Moreover, ISIS ordered the retrieval of 1800 militants and commanders from TalAfar before the attack because of its need to conserve human resources: it didn’t order these to fight to the death as in previous battles. Also, ISIS wanted to avoid the destruction of TalAfar city, similar to what happened in Mosul, maybe with the hope that the group could return one day to these Iraqi cities, having learned from its mistakes and in order to continue its armed struggle.
ISIS, on the other hand, is training very young adolescents, and showing off about these, to send a clear message to the world that it will continue fighting through generations to come. For that, the group is imposing the use of its own currency (Golden, Silver and Copper Dinars) in the cities under its control, exchanging it with local currencies and dollars. This move aims to prepare for the era after its defeat in main cities in Iraq and Syria to hide its money. This is very similar to what Saddam Hussein did in 2003 during the US occupation of the country: no wonder, there are many ex-Baathist officers among ISIS leadership.
ISIS needs money because its resources are drying up with such small territories under its control- fewer taxes to collect but also less money to spend. ISIS made many fatal errors during its bloody adventure, exaggerating by killing Muslims who disagreed with its style, ruling and extremism. They have caused the destruction of all Sunni Iraqi cities they occupied. These are the same cities ISIS hopes to return one of these days in the future!
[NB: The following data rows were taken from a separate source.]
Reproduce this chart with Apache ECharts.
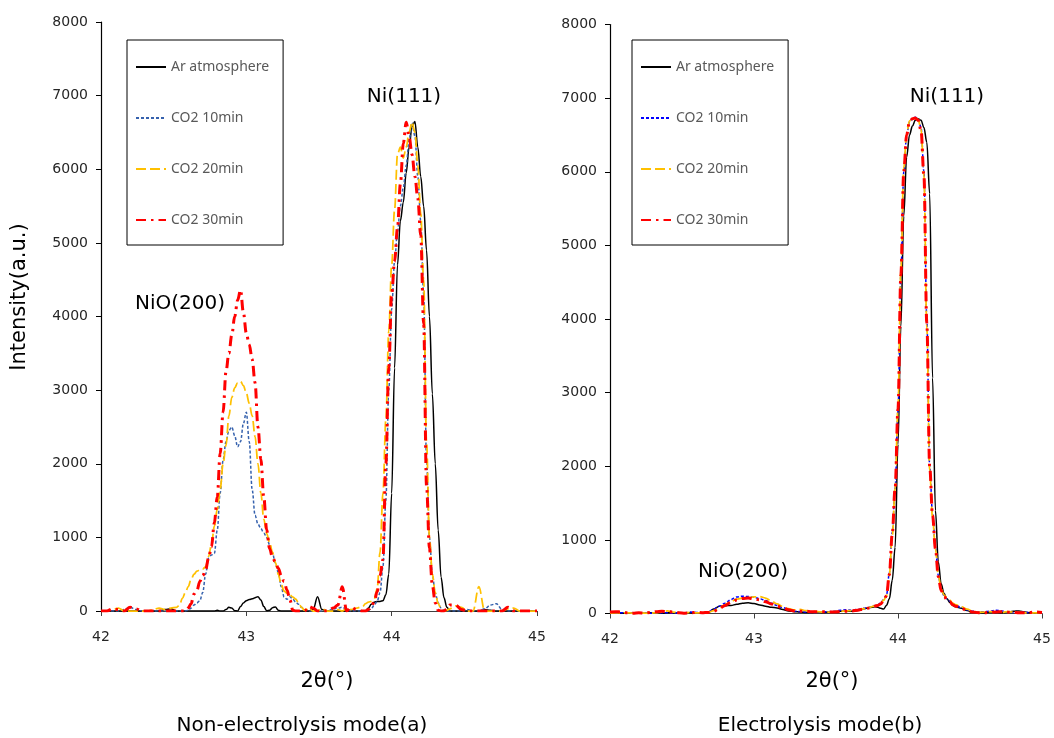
<!DOCTYPE html>
<html><head><meta charset="utf-8">
<script src="https://cdn.jsdelivr.net/npm/echarts/dist/echarts.min.js"></script>
<style>html,body{margin:0;padding:0;background:#fff}#c{width:1054px;height:738px}</style>
</head><body><div id="c"></div>
<script>
// ---------- data ----------
const seriesNames = ['Ar atmosphere', 'CO2 10min', 'CO2 20min', 'CO2 30min'];
const xTickValues = [42, 43, 44, 45];
const yTickValues = [0, 1000, 2000, 3000, 4000, 5000, 6000, 7000, 8000];

// Non-electrolysis mode (a): 2θ grid
const xL = [
42.00,42.04,42.08,42.12,42.16,42.20,42.24,42.28,42.32,42.36,42.40,42.44,42.48,42.52,
42.54,42.56,42.58,42.60,42.62,42.64,42.66,42.68,42.70,42.72,42.74,42.76,42.78,
42.80,42.82,42.84,42.86,42.88,42.90,42.92,42.94,42.96,42.98,43.00,
43.02,43.04,43.06,43.08,43.10,43.12,43.14,43.16,43.18,43.20,43.22,43.24,43.26,43.28,43.30,43.32,43.34,43.36,43.38,43.40,
43.43,43.46,43.49,43.52,43.56,43.60,43.63,43.66,43.69,43.72,43.76,43.80,
43.82,43.84,43.86,43.88,43.90,43.92,43.94,43.96,43.98,44.00,44.02,44.04,44.06,44.08,44.10,44.12,44.14,44.16,44.18,44.20,44.22,44.24,44.26,44.28,44.30,44.32,44.34,44.36,44.38,44.40,
44.44,44.48,44.52,44.56,44.60,44.64,44.68,44.72,44.76,44.80,44.84,44.88,44.92,44.96,45.00];

const arL = [
0,0,0,0,0,0,0,0,0,0,0,20,30,0,
0,0,0,0,0,0,0,0,0,0,0,0,0,
10,0,0,20,50,40,5,0,60,110,140,
155,165,180,195,150,60,5,10,45,55,10,0,0,0,0,0,0,0,0,0,
0,20,195,20,0,0,0,0,0,0,0,0,
0,40,90,120,130,130,140,220,500,1600,3300,4700,5300,5550,5950,6300,6580,6650,6300,5900,5500,4900,4000,2950,2000,1100,460,180,50,0,
0,0,0,0,0,20,10,0,0,0,0,0,0,0,0];

const co2_10L = [
0,0,0,0,20,50,20,0,0,0,0,0,0,0,
0,0,0,10,40,80,110,140,250,500,720,760,780,
1100,1600,2050,2300,2450,2500,2380,2230,2300,2550,2700,
2300,1650,1300,1180,1120,1060,1000,900,780,650,520,330,190,160,195,160,120,90,50,20,
0,0,0,0,0,30,40,50,20,0,0,0,
0,10,30,80,130,250,600,1500,3000,4100,4750,5150,5500,5750,6050,6400,6630,6450,5900,5300,4300,2050,1000,500,240,110,40,10,0,0,
0,0,20,0,0,30,80,100,20,0,0,0,0,0,0];

const co2_20L = [
0,0,20,40,0,0,0,0,0,20,40,20,40,50,
80,170,250,330,430,500,540,557,570,600,740,900,1150,
1380,1650,2000,2250,2650,2900,3030,3100,3120,3060,2960,
2820,2650,2370,2000,1600,1250,1050,930,800,660,500,360,270,240,217,190,160,110,50,10,
40,0,0,30,0,0,20,0,40,20,40,60,
100,120,130,160,300,800,1600,2600,3800,4700,5450,6200,6300,6150,6300,6500,6640,6500,6050,5400,4500,2300,1000,500,250,100,30,0,10,30,
70,50,0,0,330,0,0,0,0,30,40,0,0,0,0];

const co2_30L = [
0,0,30,20,0,50,30,0,0,0,0,0,0,0,
0,0,0,40,100,230,280,400,480,560,720,870,1200,
1550,2140,2700,3250,3500,3750,4000,4220,4360,4050,3770,
3620,3420,3100,2500,2060,1550,1100,850,730,660,580,480,400,285,150,10,0,0,0,0,
60,40,0,0,0,40,80,330,0,50,20,0,
0,20,50,130,260,480,700,2000,3300,4300,4750,5200,5800,6350,6640,6450,6200,5900,5600,5100,3900,1700,850,350,110,10,0,0,30,80,
80,20,0,0,0,0,0,0,0,50,0,0,0,0,0];

// Electrolysis mode (b): 2θ grid
const xR = [
42.00,42.04,42.08,42.12,42.16,42.20,42.24,42.28,42.32,42.36,42.40,42.44,42.48,42.52,42.56,42.60,42.64,42.68,
42.72,42.76,42.80,42.84,42.88,42.92,42.96,43.00,43.04,43.08,43.12,43.16,43.20,43.24,43.28,43.32,43.36,43.40,43.44,43.48,43.52,43.56,43.60,43.64,43.68,43.72,43.76,43.80,
43.82,43.84,43.86,43.88,43.90,43.92,43.94,43.96,43.98,44.00,44.02,44.04,44.06,44.08,44.10,44.12,44.14,44.16,44.18,44.20,44.22,44.24,44.26,44.28,44.30,44.32,44.34,44.36,44.38,44.40,
44.44,44.48,44.52,44.56,44.60,44.64,44.68,44.72,44.76,44.80,44.84,44.88,44.92,44.96,45.00];

const arR = [
10,10,5,10,5,10,5,10,10,5,10,10,5,10,10,10,5,10,
60,100,105,110,125,140,145,135,115,100,85,75,55,35,25,20,15,15,20,15,20,25,30,30,30,40,65,80,
85,90,85,70,60,110,200,450,900,2300,3900,5400,6200,6500,6620,6700,6720,6700,6600,6400,5700,3200,1400,700,400,270,200,150,110,90,
70,40,20,15,10,20,15,10,20,30,35,20,10,5,5];

const co2_10R = [
10,5,10,5,10,5,10,5,10,10,10,5,10,10,20,15,10,20,
60,100,140,190,225,235,230,220,200,175,140,110,80,55,35,25,20,15,15,20,25,30,45,50,45,55,70,80,
95,110,120,140,190,250,550,1100,1700,2750,4600,6000,6500,6680,6720,6740,6720,6600,6000,4000,2000,1350,900,520,320,240,200,170,130,110,
80,50,30,20,25,30,45,35,20,15,20,15,10,10,10];

const co2_20R = [
5,10,5,10,5,10,5,5,10,20,35,20,5,10,15,10,10,15,
40,80,120,165,195,210,215,225,230,210,170,130,95,65,50,55,40,30,25,20,20,25,30,35,40,50,65,80,
95,105,115,135,180,240,520,1050,1700,2800,4650,6050,6520,6690,6720,6730,6710,6580,5950,3900,1950,1300,880,520,330,250,210,180,140,120,
90,60,30,15,20,25,20,15,25,20,15,10,5,10,15];

const co2_30R = [
20,25,20,10,5,10,5,15,25,30,25,20,10,5,10,15,10,15,
30,70,110,150,185,205,210,200,185,160,130,100,75,50,35,30,30,25,25,25,20,20,25,30,35,45,60,75,
90,100,110,130,175,240,530,1080,1700,2780,4600,6000,6500,6680,6720,6730,6700,6560,5950,3950,2000,1330,880,500,310,230,190,160,120,100,
70,40,20,10,10,15,20,25,20,15,10,10,15,20,15];

// ---------- chart ----------
function pairs(xs, ys, tag) {
  if (xs.length !== ys.length) throw new Error('length mismatch ' + tag + ': ' + xs.length + ' vs ' + ys.length);
  return xs.map((x, i) => [x, ys[i]]);
}
const FONT = 'DejaVu Sans';
const styles = [
  { color: '#000000', width: 1.5, type: 'solid' },
  { color: '#3561AD', width: 1.5, type: [3, 2] },
  { color: '#FFC000', width: 1.75, type: [10, 4] },
  { color: '#FF0000', width: 3, type: [10, 5, 2.5, 5] }
];
const rightBlue = '#0000FF';
const panels = [
  { xs: xL, ys: [arL, co2_10L, co2_20L, co2_30L] },
  { xs: xR, ys: [arR, co2_10R, co2_20R, co2_30R] }
];

const series = [];
panels.forEach((p, pi) => {
  p.ys.forEach((ys, si) => {
    const st = Object.assign({}, styles[si]);
    if (pi === 1 && si === 1) st.color = rightBlue;
    series.push({
      name: seriesNames[si], type: 'line', xAxisIndex: pi, yAxisIndex: pi,
      data: pairs(p.xs, ys, pi + '-' + si), showSymbol: false, symbol: 'none',
      smooth: 0.35, smoothMonotone: 'x', clip: true,
      lineStyle: { color: st.color, width: st.width, type: st.type, cap: 'butt' },
      itemStyle: { color: st.color },
      emphasis: { disabled: true }, silent: true
    });
  });
});

function mkX(gi) {
  return {
    type: 'value', gridIndex: gi, min: xTickValues[0], max: xTickValues[xTickValues.length - 1], interval: 1,
    axisLine: { show: true, onZero: false, lineStyle: { color: '#404040', width: 1.2 } },
    axisTick: { show: true, length: 5, lineStyle: { color: '#404040' } },
    axisLabel: { fontSize: 14, color: '#262626', fontFamily: FONT, margin: 19, formatter: v => String(v) },
    splitLine: { show: false }
  };
}
function mkY(gi) {
  return {
    type: 'value', gridIndex: gi, min: yTickValues[0], max: yTickValues[yTickValues.length - 1], interval: 1000,
    axisLine: { show: true, lineStyle: { color: '#000', width: 1.2 } },
    axisTick: { show: true, length: 5, lineStyle: { color: '#000' } },
    axisLabel: { fontSize: 14, color: '#262626', fontFamily: FONT, margin: 13, formatter: v => String(v) },
    splitLine: { show: false }
  };
}
const legendBase = {
  orient: 'vertical', top: 40, itemWidth: 30, itemHeight: 14, itemGap: 37,
  padding: [20, 14, 18, 8], borderColor: '#000', borderWidth: 1, backgroundColor: '#fff',
  selectedMode: false, itemStyle: { opacity: 0, borderWidth: 0 },
  textStyle: { color: '#595959', fontSize: 14, fontFamily: 'Noto Sans' }
};
function txt(t, x, y, size, rot) {
  return { type: 'text', x: x, y: y, rotation: rot || 0, silent: true,
    style: { text: t, fill: '#000', font: size + 'px "' + FONT + '"', align: 'center', verticalAlign: 'middle' } };
}

const chart = echarts.init(document.getElementById('c'), null, { renderer: 'canvas' });
chart.setOption({
  animation: false,
  backgroundColor: '#fff',
  grid: [
    { left: 101, top: 22, width: 436, height: 589, containLabel: false, outerBoundsMode: 'none' },
    { left: 610, top: 24.5, width: 432, height: 589, containLabel: false, outerBoundsMode: 'none' }
  ],
  xAxis: [mkX(0), mkX(1)],
  yAxis: [mkY(0), mkY(1)],
  legend: [
    Object.assign({}, legendBase, { left: 127, data: seriesNames.slice() }),
    Object.assign({}, legendBase, { left: 632, data: [
      { name: seriesNames[0] },
      { name: seriesNames[1], lineStyle: { color: rightBlue } },
      { name: seriesNames[2] },
      { name: seriesNames[3] }
    ] })
  ],
  graphic: [
    txt('Ni(111)', 404, 97, 20),
    txt('NiO(200)', 180, 304, 20),
    txt('Ni(111)', 947, 97, 20),
    txt('NiO(200)', 743, 572, 20),
    txt('2θ(°)', 327, 682, 21),
    txt('2θ(°)', 832, 682, 21),
    txt('Non-electrolysis mode(a)', 302, 726, 20),
    txt('Electrolysis mode(b)', 820, 726, 20),
    txt('Intensity(a.u.)', 20, 297, 21, Math.PI / 2)
  ],
  series: series
});
</script></body></html>
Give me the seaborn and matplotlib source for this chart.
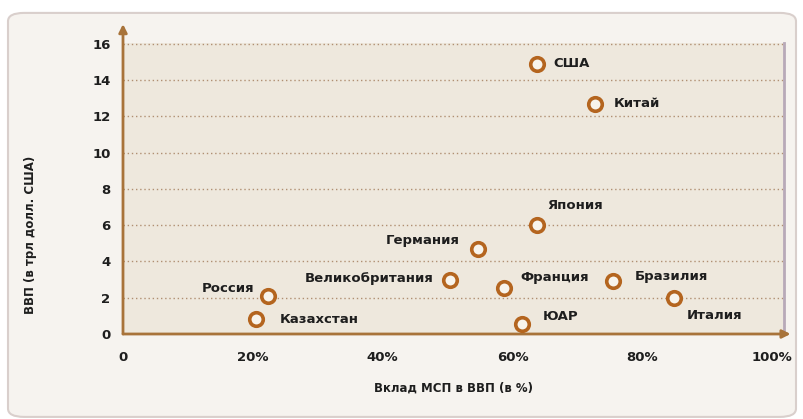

In fact ISIS grew up in these Iraqi cities in the north and east of the country where it found large moral and financial support from the local population. Documents reveal that Iraqi officials contributed in financing ISIS throughout the years, prior to 2014, with at least $125 million from government aid to provinces that was diverted to the group. These are:
24 billion 731 million Dinars from al-Anbar
6 billion 93 million dinars from Diyala
24 billion 329 million dinars from Salahoddine
65 billion from Nineveh governor
Moreover, ISIS was collecting monthly taxes from the Sunni cities he was operating in (before 2014): inhabitants offered monthly contributions and shops paid regular fees depending on their business. The money was clearly offered to ISIS to fight the central government in Baghdad.
Today, Baghdad is determined to prevent the return of ISIS. But the problem remains if the Sunni population is still willing to support ISIS, offer shelter to its militants and pay again the monthly fees, enabling it to grow again. The immediate forthcoming years will carry the answer.